- Born: July 28, 1923 Moscow, Soviet Union
- Died: September 20, 2008 (aged 85) Teaneck, New Jersey, U.S.
- Citizenship: Soviet, American

Academic background
- Alma mater: Harvard University
- Doctoral advisor: Michael Karpovich

Academic work
- Institutions: Columbia University

= Marc Raeff =

American historian (1923–2008)

Marc Raeff (Марк Исаевич Раев; July 28, 1923 – September 20, 2008) was a Soviet-born American historian. For most of his career he taught at Columbia University in New York, where he held the Bakhmeteff chair in Russian studies.

Harvard University historian Richard Pipes says, "He was very much interested in the Western aspect of Russian culture. He was a pillar of Russian historical studies in this country."

==Career==
Raeff was born in Moscow on July 28, 1923, and was the only child of Isaac and Victoria Raeff. Isaac Raeff was of Jewish heritage, but was not observant. Victoria Raeff's mother was Lutheran, and Victoria attended a Lutheran church in Kharkov as a child. His father was an engineer, and his mother was a biochemical technician. The government sent his father to Berlin to oversee quality control on machinery destined for Russia. They refused to return to Moscow in 1927; in 1933 they moved to Paris. They emigrated to the U.S. in 1941.

Raeff attended schools in German, French and English, but he spoke Russian at home, with his parents. He wrote in English, French, German, and Russian, and also read Italian and Polish.

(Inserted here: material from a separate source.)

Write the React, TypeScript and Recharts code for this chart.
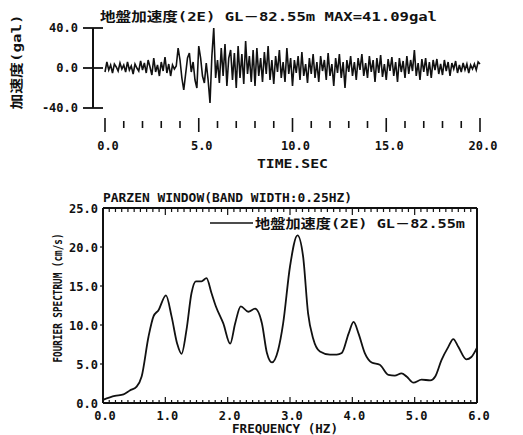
import { Line, LineChart, XAxis, YAxis } from "recharts";

// acceleration record, one value every 0.1 s (gal)
const accelStep = 0.1;
const accel = [
  -4, 6, -2, 3, -5, 4, 1, -3, 5, -1,
  3, -4, 6, -2, 2, -6, 4, 0, -3, 7,
  -2, 5, -5, 8, 1, -7, 10, -4, 3, -8,
  6, -3, 11, -5, 4, -8, 3, -1, 2, 20,
  8, -10, -22, -6, 10, 15, -4, 6, -12, -20,
  22, 10, -8, -15, 5, -12, -35, 12, 40, -10,
  8, -15, 20, -8, 24, -18, 10, 18, -12, 15,
  -20, 22, -10, 14, -16, 27, -6, 12, -14, 18,
  -18, 20, -8, 10, -14, 16, -6, 22, -12, 8,
  -16, 12, -4, 18, -10, 6, -14, 20, -6, 10,
  -18, 8, -5, 12, -12, 16, -8, 4, -15, 10,
  -6, 14, -10, 6, -14, 12, -3, 8, -12, 15,
  -8, 4, -18, 10, -5, 14, -10, 6, -20, 8,
  -4, 12, -8, 6, -12, 10, -2, 14, -8, 5,
  -10, 12, -4, 8, -14, 10, -5, 13, -9, 4,
  -12, 9, -3, 11, -8, 6, -14, 10, -4, 7,
  -10, 12, -6, 8, -3, 18, -8, 5, -12, 9,
  -4, 10, -8, 6, -10, 8, -2, 9, -6, 4,
  -7, 8, -3, 6, -8, 5, -1, 7, -5, 3,
  -4, 5, -2, 4, -5, 3, -1, 4, -2, 6,
  4,
];

const freqHz = [
  0, 0.19, 0.33, 0.43, 0.54, 0.62, 0.73, 0.81, 0.89, 1.01, 1.1, 1.19, 1.26,
  1.34, 1.42, 1.49, 1.58, 1.66, 1.74, 1.81, 1.93, 2.04, 2.12, 2.21, 2.33,
  2.44, 2.55, 2.63, 2.71, 2.81, 2.89, 3.0, 3.12, 3.21, 3.29, 3.37, 3.48,
  3.64, 3.75, 3.83, 3.94, 4.02, 4.1, 4.2, 4.31, 4.44, 4.58, 4.68, 4.79,
  4.87, 4.98, 5.11, 5.25, 5.33, 5.43, 5.54, 5.62, 5.7, 5.83, 5.91, 6.0,
];
const fourier = [
  0.4, 0.9, 1.1, 1.6, 2.1, 3.4, 8.5, 11.1, 11.9, 13.8, 11.1, 7.6, 6.3,
  9.4, 14.1, 15.6, 15.6, 16.0, 14.1, 12.4, 10.2, 7.6, 10.2, 12.4, 11.7,
  12.1, 10.2, 6.4, 5.2, 6.8, 10.2, 17.5, 21.5, 18.8, 11.5, 8.3, 6.6,
  6.2, 6.2, 6.4, 8.9, 10.4, 8.9, 6.4, 5.2, 4.9, 3.6, 3.5, 3.8,
  3.4, 2.6, 3.0, 2.9, 3.4, 5.5, 7.2, 8.2, 7.2, 5.6, 5.9, 7.1,
];

const timeTicks = Array.from({ length: 21 }, (_, i) => i);
const accelTicks = [-40, 0, 40];
const freqTicks = Array.from({ length: 61 }, (_, i) => i / 10);
const specTicks = [0, 5, 10, 15, 20, 25];
const specRightTicks = [5, 10, 15, 20];

const accelData = accel.map((a, i) => ({ t: +(i * accelStep).toFixed(2), a }));
const specData = freqHz.map((f, i) => ({ f, s: fourier[i] }));

const FONT = "'DejaVu Sans Mono', 'Noto Sans CJK JP', monospace";
const INK = "#111";

const txt = (size: number) => ({
  fontFamily: FONT,
  fontSize: size,
  fontWeight: 700,
  fill: INK,
});

function TimeTick({ x, y, payload }: any) {
  const v = payload.value;
  const major = v % 5 === 0;
  return (
    <g>
      <line
        stroke={INK}
        strokeWidth={1.6}
        x1={x}
        x2={x}
        y1={y + (major ? 10 : 13)}
        y2={y + (major ? 24 : 20)}
      />
      {major && (
        <text {...txt(12)} textAnchor="middle" x={x + 3} y={y + 42}>
          {v.toFixed(1)}
        </text>
      )}
    </g>
  );
}

function AccelTick({ x, y, payload }: any) {
  return (
    <g>
      <line stroke={INK} strokeWidth={1.8} x1={x - 10} x2={x + 10} y1={y} y2={y} />
      <text {...txt(12)} textAnchor="end" x={x - 15} y={y + 4}>
        {payload.value.toFixed(1)}
      </text>
    </g>
  );
}

function FreqTick({ x, y, payload }: any) {
  const v = payload.value;
  const major = Math.abs(v - Math.round(v)) < 1e-6;
  return (
    <g>
      <line stroke={INK} strokeWidth={1.2} x1={x} x2={x} y1={y} y2={y - (major ? 6 : 3)} />
      {major && (
        <text {...txt(12)} textAnchor="middle" x={x + 2} y={y + 17}>
          {v.toFixed(1)}
        </text>
      )}
    </g>
  );
}

function FreqTopTick({ x, y, payload }: any) {
  const v = payload.value;
  const major = Math.abs(v - Math.round(v)) < 1e-6;
  return (
    <line stroke={INK} strokeWidth={1.2} x1={x} x2={x} y1={y} y2={y + (major ? 7 : 4)} />
  );
}

function SpecTick({ x, y, payload }: any) {
  const v = payload.value;
  return (
    <g>
      {v > 0 && v < 25 && (
        <line stroke={INK} strokeWidth={1.2} x1={x - 3} x2={x} y1={y} y2={y} />
      )}
      <text {...txt(12)} textAnchor="end" x={x - 5} y={y + 5}>
        {v.toFixed(1)}
      </text>
    </g>
  );
}

function SpecRightTick({ x, y }: any) {
  return <line stroke={INK} strokeWidth={1.2} x1={x} x2={x - 6} y1={y} y2={y} />;
}

export default function App() {
  return (
    <div style={{ position: "relative", width: 523, height: 435, background: "#fff" }}>
      <style>{"body{margin:0}"}</style>

      <div style={{ position: "absolute", left: 0, top: 0 }}>
        <LineChart
          data={accelData}
          height={175}
          margin={{ bottom: 7, left: 0, right: 43, top: 28 }}
          width={523}
        >
          <XAxis
            axisLine={false}
            dataKey="t"
            domain={[-0.64, 20]}
            height={60}
            interval={0}
            tick={<TimeTick />}
            tickLine={false}
            tickMargin={0}
            tickSize={0}
            ticks={timeTicks}
            type="number"
          />
          <YAxis
            axisLine={{ stroke: INK, strokeWidth: 2 }}
            domain={[-40, 40]}
            interval={0}
            tick={<AccelTick />}
            tickLine={false}
            tickMargin={0}
            tickSize={0}
            ticks={accelTicks}
            type="number"
            width={93}
          />
          <Line
            dataKey="a"
            dot={false}
            isAnimationActive={false}
            stroke={INK}
            strokeWidth={1.6}
            type="linear"
          />
        </LineChart>
      </div>

      <div style={{ position: "absolute", left: 0, top: 180 }}>
        <LineChart
          data={specData}
          height={255}
          margin={{ bottom: 2, left: 0, right: 16, top: 8 }}
          width={523}
        >
          <XAxis
            axisLine={{ stroke: INK, strokeWidth: 2 }}
            dataKey="f"
            domain={[0, 6]}
            height={30}
            interval={0}
            orientation="bottom"
            tick={<FreqTick />}
            tickLine={false}
            tickMargin={0}
            tickSize={0}
            ticks={freqTicks}
            type="number"
            xAxisId="bottom"
          />
          <XAxis
            axisLine={{ stroke: INK, strokeWidth: 2 }}
            dataKey="f"
            domain={[0, 6]}
            height={20}
            interval={0}
            orientation="top"
            tick={<FreqTopTick />}
            tickLine={false}
            tickMargin={0}
            tickSize={0}
            ticks={freqTicks}
            type="number"
            xAxisId="top"
          />
          <YAxis
            axisLine={{ stroke: INK, strokeWidth: 2 }}
            domain={[0, 25]}
            interval={0}
            tick={<SpecTick />}
            tickLine={false}
            tickMargin={0}
            tickSize={0}
            ticks={specTicks}
            type="number"
            width={103}
            yAxisId="left"
          />
          <YAxis
            axisLine={{ stroke: INK, strokeWidth: 2 }}
            domain={[0, 25]}
            interval={0}
            orientation="right"
            tick={<SpecRightTick />}
            tickLine={false}
            tickMargin={0}
            tickSize={0}
            ticks={specRightTicks}
            type="number"
            width={30}
            yAxisId="right"
          />
          <Line
            dataKey="s"
            dot={false}
            isAnimationActive={false}
            stroke={INK}
            strokeWidth={1.8}
            type="monotone"
            xAxisId="bottom"
            yAxisId="left"
          />
        </LineChart>
      </div>

      <svg
        height={435}
        style={{ left: 0, pointerEvents: "none", position: "absolute", top: 0 }}
        width={523}
      >
        <text {...txt(13)} lengthAdjust="spacingAndGlyphs" textLength={337} x={100} y={21}>
          地盤加速度(2E) GL－82.55m MAX=41.09gal
        </text>
        <text
          {...txt(13)}
          lengthAdjust="spacingAndGlyphs"
          textAnchor="middle"
          textLength={95}
          transform="translate(21 62) rotate(-90)"
          x={0}
          y={0}
        >
          加速度(gal)
        </text>
        <text {...txt(13)} lengthAdjust="spacingAndGlyphs" textLength={71} x={257} y={168}>
          TIME.SEC
        </text>
        <text {...txt(12)} lengthAdjust="spacingAndGlyphs" textLength={249} x={103} y={202}>
          PARZEN WINDOW(BAND WIDTH:0.25HZ)
        </text>
        <text {...txt(12)} lengthAdjust="spacingAndGlyphs" textLength={106} x={232} y={433}>
          FREQUENCY (HZ)
        </text>
        <text
          {...txt(13)}
          lengthAdjust="spacingAndGlyphs"
          textAnchor="middle"
          textLength={129}
          transform="translate(62 298) rotate(-90)"
          x={0}
          y={0}
        >
          FOURIER SPECTRUM (cm/s)
        </text>
        <line stroke={INK} strokeWidth={1.5} x1={210} x2={253} y1={223} y2={223} />
        <text {...txt(13)} lengthAdjust="spacingAndGlyphs" textLength={210} x={255} y={228}>
          地盤加速度(2E) GL－82.55m
        </text>
      </svg>
    </div>
  );
}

Raeff served in the U.S. Army in World War II as an interpreter in POW camps. He attended Harvard, working with Professor Michael Karpovich, who trained numerous scholars. He earned his Ph.D. in 1950. He taught at Clark University from 1949 until 1961, when he moved to Columbia. He married Lillian Gottesman in 1951; they had two daughters, Anne and Catherine.

Raeff's research focused on the Russian Empire, with an emphasis on the Russian intelligentsia at home and in diaspora. Wirtschafter argues that he always "stressed the complexity and dynamism of the social and political arrangements that defined Imperial Russia". Raeff directed numerous Ph.D. dissertations. His teaching and writing were free of ideological overtones during and after the Cold War. He was awarded a Guggenheim Fellowship in 1957. He published numerous articles and books.

==Bibliography==
- Siberia and the Reforms of 1822 (University of Washington Press, 1956)
- Michael Speransky: Statesman of Imperial Russia, 1772–1839 (Martinus Nijhoff, 1957; 2nd ed., 1969)
- Origins of the Russian Intelligentsia: The Eighteenth-Century Nobility (Harcourt, Brace, and World, 1966)
- Imperial Russia, 1682-1825: The Coming of Age of Modern Russia (Knopf, 1971)
- Comprendre l'Ancien Régime russe: État et société en Russie impériale (Paris: Seuil, 1982); translated as Understanding Imperial Russia: State and Society in the Old Regime (Columbia University Press, 1984)]
- The Well-Ordered Police State: Social and Institutional Change through Law in the Germanies and Russia, 1600–1800 (Yale University Press, 1983)
- Russia Abroad: A Cultural History of the Russian Emigration, 1919–1939 (Oxford University Press, 1990)
- Political Ideas and Institutions in Imperial Russia (Boulder, CO: Westview, 1994); his essays; with bibliography of his work
- Politique et culture en Russie: 18e-20e siècles (Paris: Éditions de l'École des hautes études en sciences sociales, 1996)
- The Russian empire: the Romanovs and their books (1997)
- A bibliography of Raeff's works through 1987 is in Ezra Mendelsohn and Marshall Shatz, eds., Imperial Russia, 1700–1917: State, Society, Opposition. Essays in Honor of Marc Raeff (Northern Illinois University Press, 1988).
- Molloy, Molly, ed. "Marc Raeff: A Bibliography (1993-2008)" Kritika: Explorations in Russian & Eurasian History (2011) 12#1 pp 141–159.